'Rocketman' Movie Review with Casey
I'm happy to say this film is more than a concert from the past or a frivolous musical review. British director Dexter Fletcher (Eddie the Eagle, 2015) nicely blends reality and fantasy in this story of Elton John's formative years.
From a lonely childhood as nerdy Reggie Dwight in 1950s London, to a gifted piano student with an incredibly sharp ear, to a successful partnership with lyricist Bernie Taupin (Jamie Bell, Film Stars Don't Die in Liverpool, 2017), Rocketman uses a good helping of Elton John songs peppered throughout to add more emotional depth and artistic interpretation to this story. And it's this interpretation that makes the film enjoyable, special, and elevated beyond the prefabricated, predictable biopic genre.
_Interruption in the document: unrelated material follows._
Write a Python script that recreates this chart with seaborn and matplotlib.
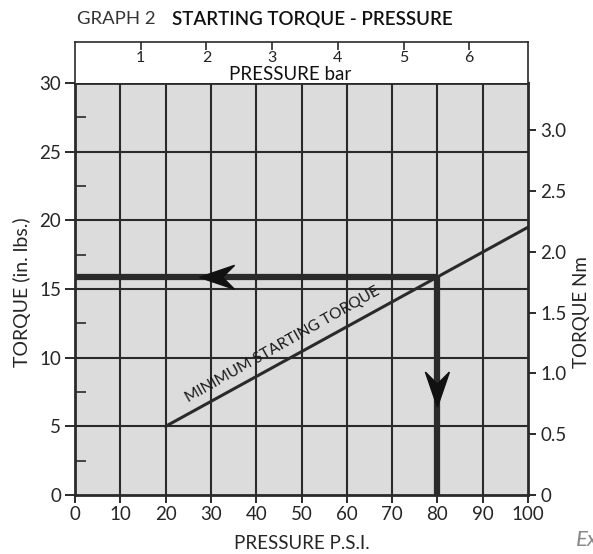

Actor Taron Edgerton (Kingsman: The Golden Circle, 2017) dives head first into his role of Elton John adding a great authenticity to a shy, anxious, isolated man.
The glamorous, blinding, over-the-top costumes and grand performances are balanced with private moments of heartbreaking rejection, alcoholism, drug addiction, and shame for being gay. Indeed, much of this singer's demons are rooted in the humiliation and disgrace that often accompanies young gay men learning about themselves.
I think it's expected to compare Rocketman to last year's hit film Bohemian Rhapsody since both films are large scale biopics about the lives of famous, mainstream, British musicians in the latter half of the 20th century. But Rocketman is thankfully about more than the music, and it doesn't shy away from the difficult or ugly parts of Elton John's life. (It's not as shy as Bohemian Rhapsody at addressing the darker parts of the story, but it doesn't fully embrace them either.)
Because the film works so hard at covering so many different moments shaping this man, many opportunities for deeper reflection are skipped over. Certain relationships or professional decisions could have been explored more to offer greater depth to this extraordinary story. But Rocketman still manages to offer audiences an entertaining experience that is both plaintive and enjoyable. Both inwardly wounded and bursting with song.